EXERCISE:
Return every line of the records below verbatim, with no pictures in the copy.
--- BEGIN EXERCISE INPUT ---
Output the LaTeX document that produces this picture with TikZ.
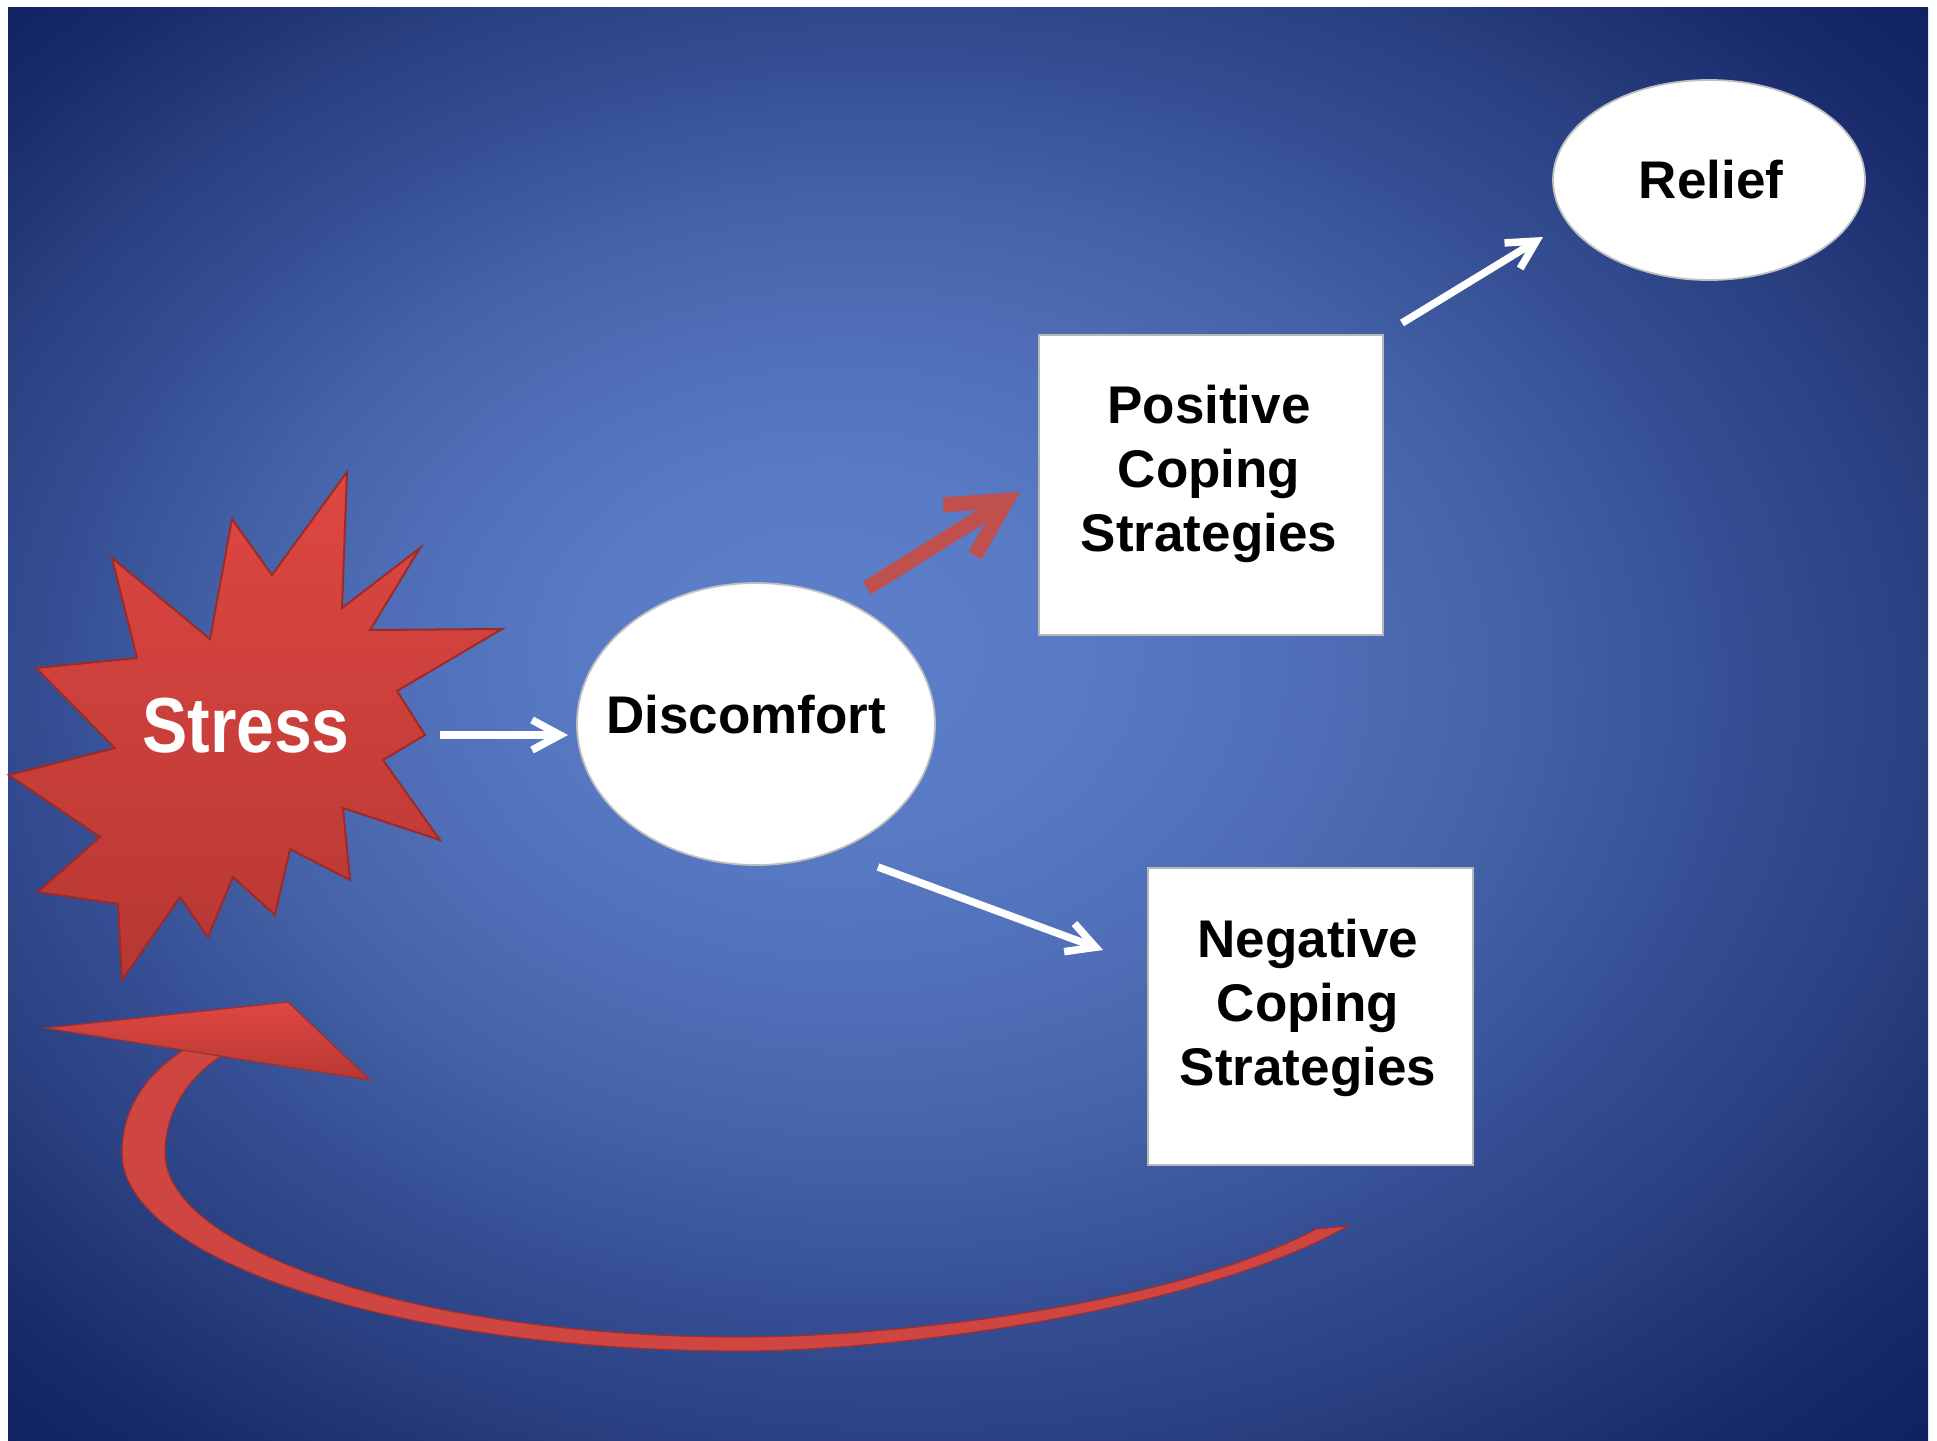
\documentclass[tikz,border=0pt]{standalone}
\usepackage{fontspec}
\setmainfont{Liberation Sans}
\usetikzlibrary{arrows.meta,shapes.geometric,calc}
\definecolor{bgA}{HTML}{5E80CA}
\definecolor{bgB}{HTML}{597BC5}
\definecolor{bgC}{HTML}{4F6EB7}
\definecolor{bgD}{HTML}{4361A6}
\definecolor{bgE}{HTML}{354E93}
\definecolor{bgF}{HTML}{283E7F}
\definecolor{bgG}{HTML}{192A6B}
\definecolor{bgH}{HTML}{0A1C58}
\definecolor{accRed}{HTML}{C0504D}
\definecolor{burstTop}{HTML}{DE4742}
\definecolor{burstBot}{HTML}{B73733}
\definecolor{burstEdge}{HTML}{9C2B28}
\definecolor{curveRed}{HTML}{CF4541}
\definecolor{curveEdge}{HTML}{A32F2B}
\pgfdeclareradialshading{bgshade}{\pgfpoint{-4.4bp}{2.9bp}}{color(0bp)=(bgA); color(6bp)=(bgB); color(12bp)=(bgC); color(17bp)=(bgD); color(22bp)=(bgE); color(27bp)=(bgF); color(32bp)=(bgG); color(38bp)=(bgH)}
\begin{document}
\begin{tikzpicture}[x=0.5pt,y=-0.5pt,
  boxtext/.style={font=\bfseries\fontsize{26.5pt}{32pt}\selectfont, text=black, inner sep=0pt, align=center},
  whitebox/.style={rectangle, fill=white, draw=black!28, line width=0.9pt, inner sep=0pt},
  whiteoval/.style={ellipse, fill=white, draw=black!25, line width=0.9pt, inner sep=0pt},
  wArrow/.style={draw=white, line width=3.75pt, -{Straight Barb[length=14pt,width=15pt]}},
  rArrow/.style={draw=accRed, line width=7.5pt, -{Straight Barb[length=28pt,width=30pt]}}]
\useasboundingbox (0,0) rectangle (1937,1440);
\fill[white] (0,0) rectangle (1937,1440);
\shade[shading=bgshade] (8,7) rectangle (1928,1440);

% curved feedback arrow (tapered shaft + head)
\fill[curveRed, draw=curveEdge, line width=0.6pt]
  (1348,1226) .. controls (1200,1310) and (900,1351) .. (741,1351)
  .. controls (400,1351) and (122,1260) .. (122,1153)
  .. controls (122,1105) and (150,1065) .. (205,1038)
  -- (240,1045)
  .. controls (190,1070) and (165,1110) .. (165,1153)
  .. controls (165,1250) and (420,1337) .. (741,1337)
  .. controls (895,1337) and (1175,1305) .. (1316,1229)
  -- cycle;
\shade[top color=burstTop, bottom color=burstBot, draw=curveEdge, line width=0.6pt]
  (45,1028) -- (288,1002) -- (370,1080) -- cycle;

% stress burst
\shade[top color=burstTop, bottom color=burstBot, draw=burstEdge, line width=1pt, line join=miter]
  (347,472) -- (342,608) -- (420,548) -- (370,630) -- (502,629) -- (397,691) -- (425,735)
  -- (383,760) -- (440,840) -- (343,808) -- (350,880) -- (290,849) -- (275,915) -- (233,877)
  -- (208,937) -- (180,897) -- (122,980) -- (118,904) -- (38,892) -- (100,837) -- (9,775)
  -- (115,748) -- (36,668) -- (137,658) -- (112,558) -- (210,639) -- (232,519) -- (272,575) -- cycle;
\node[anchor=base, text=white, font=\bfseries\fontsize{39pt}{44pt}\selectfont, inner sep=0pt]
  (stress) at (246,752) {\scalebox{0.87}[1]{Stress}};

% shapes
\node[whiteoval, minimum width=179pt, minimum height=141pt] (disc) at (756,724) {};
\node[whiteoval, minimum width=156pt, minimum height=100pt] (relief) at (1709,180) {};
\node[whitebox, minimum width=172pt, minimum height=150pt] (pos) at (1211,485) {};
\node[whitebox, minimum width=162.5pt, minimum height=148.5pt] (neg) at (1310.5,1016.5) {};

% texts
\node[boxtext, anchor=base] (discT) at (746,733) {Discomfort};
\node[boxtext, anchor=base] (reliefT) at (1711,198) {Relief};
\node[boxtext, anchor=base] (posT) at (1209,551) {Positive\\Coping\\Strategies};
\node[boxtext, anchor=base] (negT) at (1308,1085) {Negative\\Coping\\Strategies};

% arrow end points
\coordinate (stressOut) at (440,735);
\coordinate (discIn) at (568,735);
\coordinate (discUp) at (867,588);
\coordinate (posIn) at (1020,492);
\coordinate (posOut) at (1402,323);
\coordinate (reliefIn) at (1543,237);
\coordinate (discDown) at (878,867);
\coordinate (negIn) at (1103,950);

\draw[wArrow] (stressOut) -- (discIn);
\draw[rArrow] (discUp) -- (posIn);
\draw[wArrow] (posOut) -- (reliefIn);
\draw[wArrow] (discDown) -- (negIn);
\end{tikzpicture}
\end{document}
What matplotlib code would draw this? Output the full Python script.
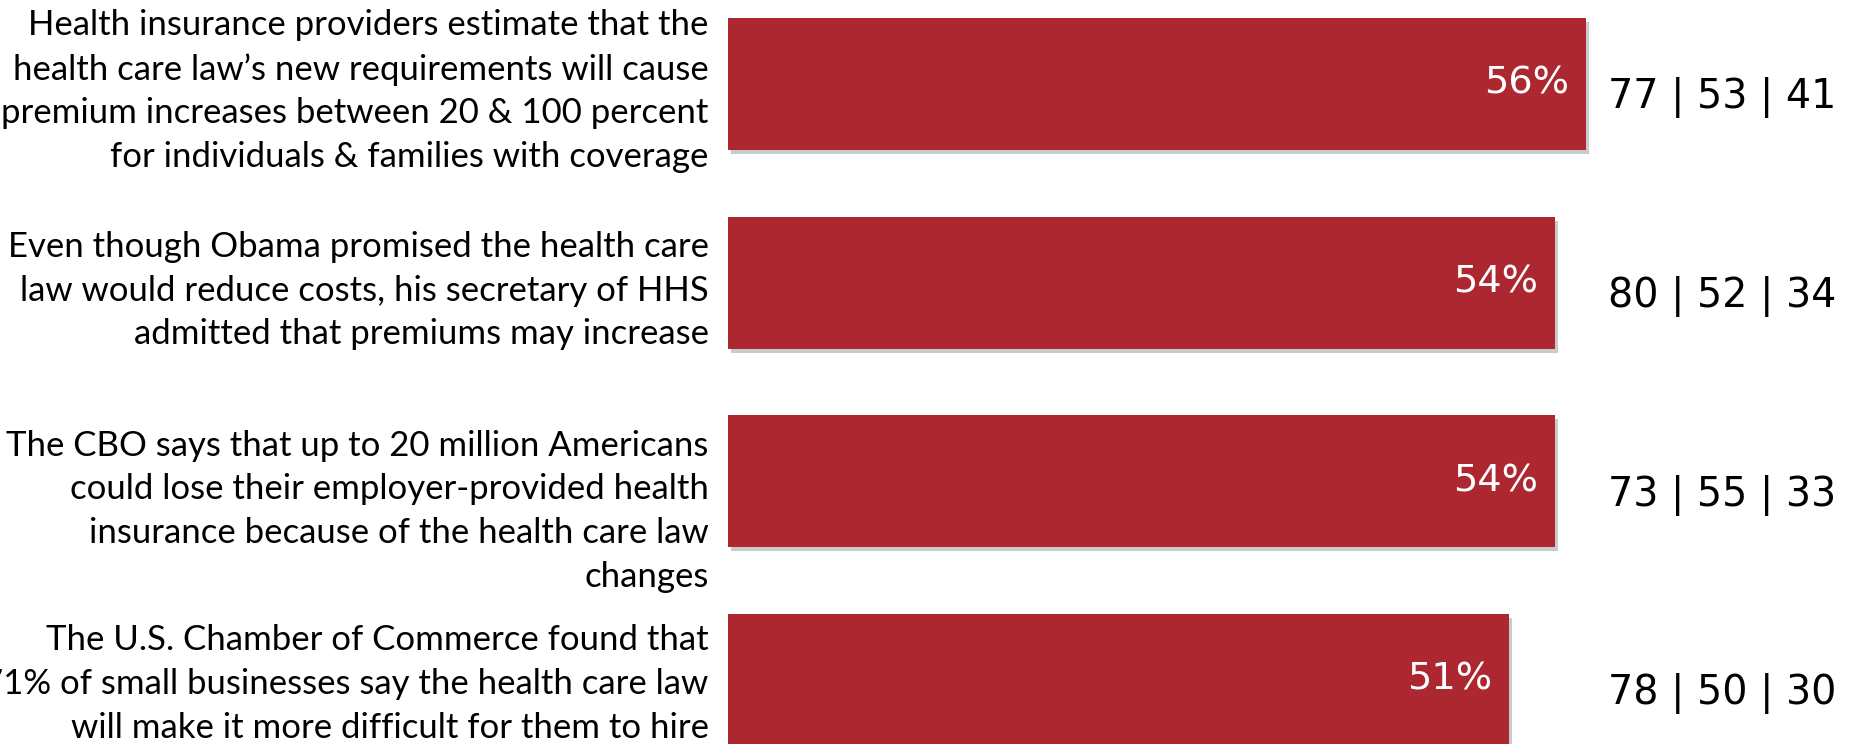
--- END EXERCISE INPUT ---
EXERCISE OUTPUT:
Output the LaTeX document that produces this picture with TikZ.
\documentclass[tikz,border=0pt]{standalone}
\usepackage{fontspec}
\setmainfont{Liberation Sans}
\usetikzlibrary{arrows.meta,shapes.geometric,calc}
\definecolor{bgA}{HTML}{5E80CA}
\definecolor{bgB}{HTML}{597BC5}
\definecolor{bgC}{HTML}{4F6EB7}
\definecolor{bgD}{HTML}{4361A6}
\definecolor{bgE}{HTML}{354E93}
\definecolor{bgF}{HTML}{283E7F}
\definecolor{bgG}{HTML}{192A6B}
\definecolor{bgH}{HTML}{0A1C58}
\definecolor{accRed}{HTML}{C0504D}
\definecolor{burstTop}{HTML}{DE4742}
\definecolor{burstBot}{HTML}{B73733}
\definecolor{burstEdge}{HTML}{9C2B28}
\definecolor{curveRed}{HTML}{CF4541}
\definecolor{curveEdge}{HTML}{A32F2B}
\pgfdeclareradialshading{bgshade}{\pgfpoint{-4.4bp}{2.9bp}}{color(0bp)=(bgA); color(6bp)=(bgB); color(12bp)=(bgC); color(17bp)=(bgD); color(22bp)=(bgE); color(27bp)=(bgF); color(32bp)=(bgG); color(38bp)=(bgH)}
\begin{document}
\begin{tikzpicture}[x=0.5pt,y=-0.5pt,
  boxtext/.style={font=\bfseries\fontsize{26.5pt}{32pt}\selectfont, text=black, inner sep=0pt, align=center},
  whitebox/.style={rectangle, fill=white, draw=black!28, line width=0.9pt, inner sep=0pt},
  whiteoval/.style={ellipse, fill=white, draw=black!25, line width=0.9pt, inner sep=0pt},
  wArrow/.style={draw=white, line width=3.75pt, -{Straight Barb[length=14pt,width=15pt]}},
  rArrow/.style={draw=accRed, line width=7.5pt, -{Straight Barb[length=28pt,width=30pt]}}]
\useasboundingbox (0,0) rectangle (1937,1440);
\fill[white] (0,0) rectangle (1937,1440);
\shade[shading=bgshade] (8,7) rectangle (1928,1440);

% curved feedback arrow (tapered shaft + head)
\fill[curveRed, draw=curveEdge, line width=0.6pt]
  (1348,1226) .. controls (1200,1310) and (900,1351) .. (741,1351)
  .. controls (400,1351) and (122,1260) .. (122,1153)
  .. controls (122,1105) and (150,1065) .. (205,1038)
  -- (240,1045)
  .. controls (190,1070) and (165,1110) .. (165,1153)
  .. controls (165,1250) and (420,1337) .. (741,1337)
  .. controls (895,1337) and (1175,1305) .. (1316,1229)
  -- cycle;
\shade[top color=burstTop, bottom color=burstBot, draw=curveEdge, line width=0.6pt]
  (45,1028) -- (288,1002) -- (370,1080) -- cycle;

% stress burst
\shade[top color=burstTop, bottom color=burstBot, draw=burstEdge, line width=1pt, line join=miter]
  (347,472) -- (342,608) -- (420,548) -- (370,630) -- (502,629) -- (397,691) -- (425,735)
  -- (383,760) -- (440,840) -- (343,808) -- (350,880) -- (290,849) -- (275,915) -- (233,877)
  -- (208,937) -- (180,897) -- (122,980) -- (118,904) -- (38,892) -- (100,837) -- (9,775)
  -- (115,748) -- (36,668) -- (137,658) -- (112,558) -- (210,639) -- (232,519) -- (272,575) -- cycle;
\node[anchor=base, text=white, font=\bfseries\fontsize{39pt}{44pt}\selectfont, inner sep=0pt]
  (stress) at (246,752) {\scalebox{0.87}[1]{Stress}};

% shapes
\node[whiteoval, minimum width=179pt, minimum height=141pt] (disc) at (756,724) {};
\node[whiteoval, minimum width=156pt, minimum height=100pt] (relief) at (1709,180) {};
\node[whitebox, minimum width=172pt, minimum height=150pt] (pos) at (1211,485) {};
\node[whitebox, minimum width=162.5pt, minimum height=148.5pt] (neg) at (1310.5,1016.5) {};

% texts
\node[boxtext, anchor=base] (discT) at (746,733) {Discomfort};
\node[boxtext, anchor=base] (reliefT) at (1711,198) {Relief};
\node[boxtext, anchor=base] (posT) at (1209,551) {Positive\\Coping\\Strategies};
\node[boxtext, anchor=base] (negT) at (1308,1085) {Negative\\Coping\\Strategies};

% arrow end points
\coordinate (stressOut) at (440,735);
\coordinate (discIn) at (568,735);
\coordinate (discUp) at (867,588);
\coordinate (posIn) at (1020,492);
\coordinate (posOut) at (1402,323);
\coordinate (reliefIn) at (1543,237);
\coordinate (discDown) at (878,867);
\coordinate (negIn) at (1103,950);

\draw[wArrow] (stressOut) -- (discIn);
\draw[rArrow] (discUp) -- (posIn);
\draw[wArrow] (posOut) -- (reliefIn);
\draw[wArrow] (discDown) -- (negIn);
\end{tikzpicture}
\end{document}
What matplotlib code would draw this? Output the full Python script.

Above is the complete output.